The Unmoored: Two haunting books about strangers living in strange lands.

by amy

In Jill Alexander Essbaum’s Hausfrau, readers meet Anna Benz, an American expat living in Switzerland with her husband and three young children. Despite having spent nearly a decade in the country, her grasp of the German language has yet to advance past a rudimentary level. With her husband Bruno and mother-in-law taking care of many of life’s quotidian tasks, however, she is able to exist in an insulated bubble—speaking only when needed to those outside of the home. And her lack of a driver’s license leaves her entirely reliant on the local train that allows her to find a life outside of her small Zurich suburb. While her language fluency may be limited, there are, of course, other more primitive forms of communication to which Anna does have access—and her nameless malaise impels her to search for connection through a series of ill-considered affairs (even as she goes through the motions of learning in a daily language intensive course designed for foreigners).

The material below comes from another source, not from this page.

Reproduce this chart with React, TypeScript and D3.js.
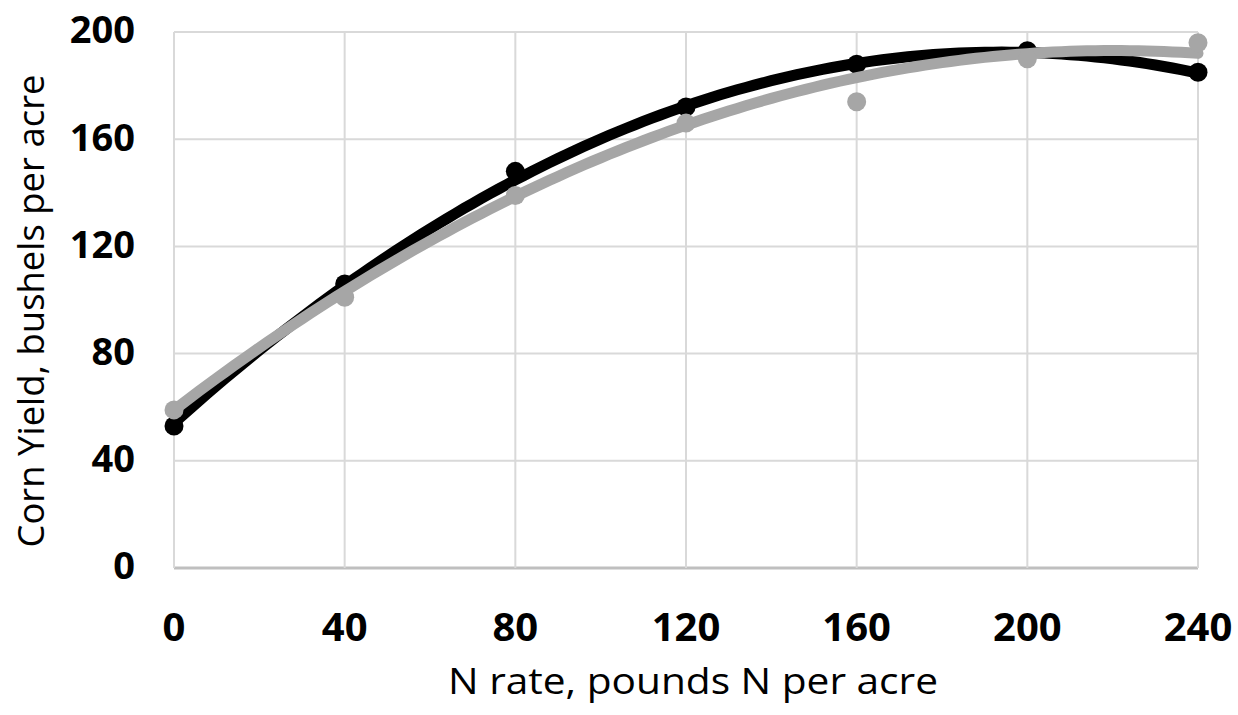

And in Family Life, Akhil Sharma presents narrator Ajay Mishra, who suffers from a similar cultural and personal disorientation when his family moves from Delhi to New York City in the late 1970s. America holds the promise of success and upward mobility for the Mishra family—but after a tragic accident renders Ajay’s older brother Birju incapable of realizing the dreams his parents have for him, the family’s screeches to a halt, leaving Ajay to exist as a virtual orphan.

Though both Anna and Ajay are surrounded by family and would-be friends, each is alone, bearing the burden of decisions and happenstance that would seek to define them. We see each event play out in (dreadful) slow motion, as if watching a Greek tragedy with the knowledge of what lies ahead. By societal standards, Anna is a “good wife, mostly” and Ajay is a good brother and a good son–on the outside. But what others don’t see is the internal struggle that each character experiences. They only see the missteps and mistakes that play out in public.

As Tolstoy famously observes, “Happy families are all alike; every unhappy family is unhappy in its own way,” and in Hausfrau and Family Life readers see the veracity of this statement. The precise prose of Essbaum and Sharma impresses us with the ability to delicately create worlds that we may inhabit temporarily—if only to convince us that we are happy that we do not reside there permanently.